Farmers and food growers along a latitude line have a unique connection that shapes the rhythm of their growing seasons- day length. Crops are very sensitive to light, and farmers are too. Light on each latitude line is specific, and influences crops in profound ways. A bulbing onion for instance, like the large sweet ‘Walla Walla’, will commence bulbing when the daylight in the summer gets long enough to trigger the bulbing process, no matter how large or small the plant is, and regardless of how warm or wet or dry or cold it has been that growing season. And the moment a ‘Walla Walla’ sweet onion begins bulbing in Walla Walla Washington (46.3′ N), United States, it will also begin bulbing on farms near Millerville Minnesota (US), Salisbury Canada, Amancy France, Udine Italy, Ljubljana Slovenia, Oleksiivka Ukraine, and Xianshunzen, China, among many many more places, all on the same very day on farms directly East and West around the world.

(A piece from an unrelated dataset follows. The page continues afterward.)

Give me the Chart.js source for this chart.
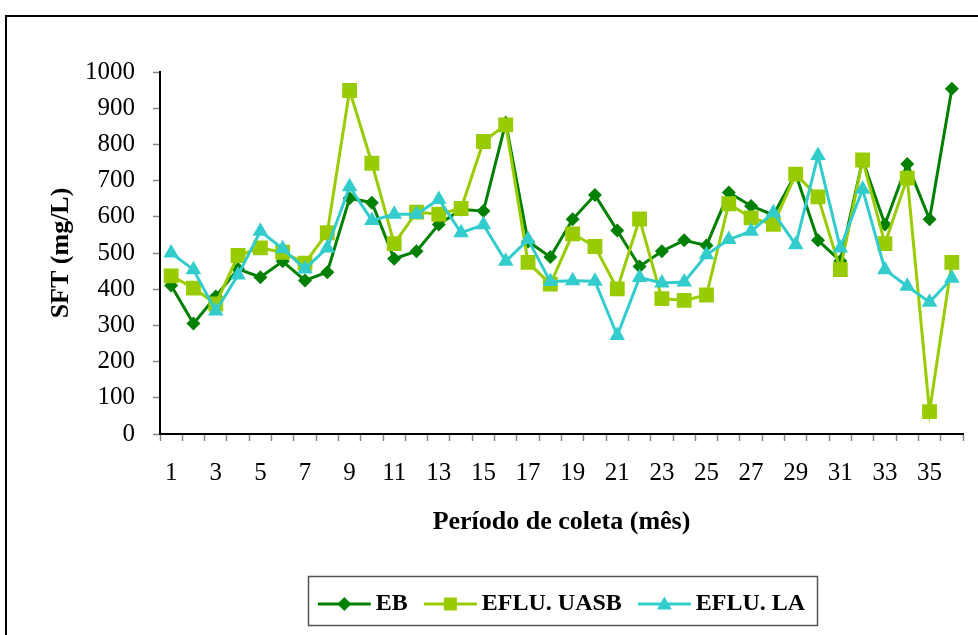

Farmers along a latitude line around the world can build on their natural connection of same latitude line/same light to share perspectives on livelihood, ways to sustain the land, and strategies for sustenance and survival in the face of a range of mounting climatic, economic and resource challenges. And a very specific international farmer community can form along the common and enduring thread of shared latitude.
Currently, the focus and scope of farm organizations generally falls into one of four categories- local, regional, national, or international, for practical reasons. The latitude movement seeks to start a new kind of conversation that bridges local, national and international to directly connect local farmers globally in ways that elevate perspectives on what we simultaneously do locally and globally each and every day in agriculture. What will be achieved is a focused and intimate international conversation among farmers who have their daily rhythms shaped by sunlight on their latitude line.